2015/ Le « temps de la loi » … et le « temps du débat » : réponse au président de l’Assemblée nationale

Le 6 février 2015, C.BARTOLONE publiait sur son blog un article intitulé : « Le temps de la loi ».
Je propose ici une analyse critique de certaines de ses prises de position.
Mon initiative est à mettre en lien avec le travail du groupe sur le « devenir des institutions » mis en place par le président de l’Assemblée nationale et co-présidé par M.WINOCK.
J’assiste régulièrement aux travaux dudit groupe – je suis même souvent le « seul » public. Les débats sont très intéressants – on peut les suivre en vidéo
[ http://www2.assemblee-nationale.fr/14/commissions/avenir-des-institutions ] – , même si, à ce jour, on ne voit pas trop sur quoi ils vont déboucher.
( L’article auquel je fais référence donne cependant une petite idée du point auquel C.BARTOLONE souhaite arriver.)

page 2
« des lois bavardes qui perdent l’essentiel de vue. »
page 3
procédure accélérée et urgence.
page 4
vers « une réforme profonde de nos Institutions » ?

« des lois  bavardes qui perdent l’essentiel de vue. »

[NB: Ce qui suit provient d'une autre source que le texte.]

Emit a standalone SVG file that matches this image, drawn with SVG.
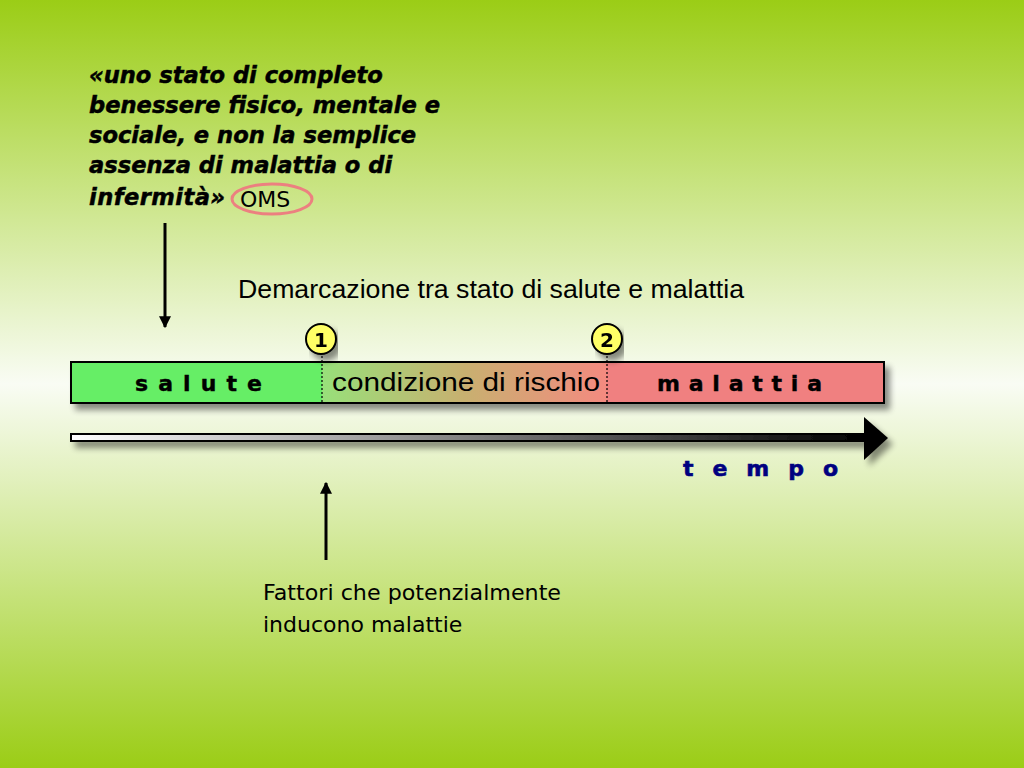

Vous dites : « Il n’est pas acceptable d’avoir des lois si bavardes […] qui perdent, parfois, l’essentiel de vue. ». [BARTOLONE ]
C’est là une question essentielle.
D’un côté, il y a les lois générales qui présentent peu de valeur normative ; de l’autre, il y a la multiplicité des mesures techniques – telles que les évacuateurs de fumée – qui relèveraient sans aucun doute du pouvoir réglementaire.
Mais, attention ! Si on resserre en même temps des deux côtés l’espace du débat, on peut se demander à quoi vont s’occuper les députés du non-cumul !
Je ne mets pas sur un même pied ces deux défauts et, sur ce point, je ne suis pas d’accord avec la récente modification du Règlement visant à restreindre le temps de la discussion générale.
En effet, pratiquement tous les sujets en débat s’articulent autour de deux principes qu’il faut concilier, articuler : sécurité et liberté, laïcité et reconnaissance de la différence, efficacité économique et protection sociale, etc.
Ce qui est en cause c’est la recherche de ce point d’« équité », de ce point d’«équilibre », de « ce point secret, mystérieux, sans doute insaisissable qui est la marque de chaque société » ( GORCE/ 2003 ). Le point – « ce point » – où, à un moment donné, pour une durée inconnue, aléatoire, la société « s’ajuste », trouve ses « marques ». C’est le temps du « juste ce qu’il faut ». Juste ce qu’il faut pour que la loi soit « juste » Non pas en vertu d’une justice transcendante qu’il faudrait découvrir, inscrire, traduire, réaliser dans le concret de nos vies. Mais au sens de « ce qui va » « juste ». Donc ce qui est « nécessaire ».
La définition de ce point que j’appelle « point DELTA » ( « DELTA » comme « D » … « D » comme « Démocratie » ) ne peut se faire sans débat, l’alternance et l’actualité modifiant sans cesse les données du problème.
( Sur ce point, je reprendrai à mon compte la phrase de J.M.Ayrault/ cru 2009 :
« La bonne loi a besoin de temps » )

A cela j’ajouterais la remarque suivante : le fait que les députés s’ingénient à trouver « la » mesure technique qui a des chances d’être adoptée ( et qui permettra de faire valoir leur présence dans l’hémicycle ) est sans aucun doute lié à la très faible marge de manœuvre que leur laisse l’exécutif.

Quand vous dites :
« Confondant urgence et précipitation, l’exécutif est souvent contraint de réintroduire pendant le débat parlementaire des amendements afin de modifier son propre projet de loi. »,
on peut se demander si cet accroissement des amendements proposés par le Gouvernement n’est pas la conséquence directe du choix qui a été fait en 2009 de prendre comme point de départ en séance publique le texte voté par la commission.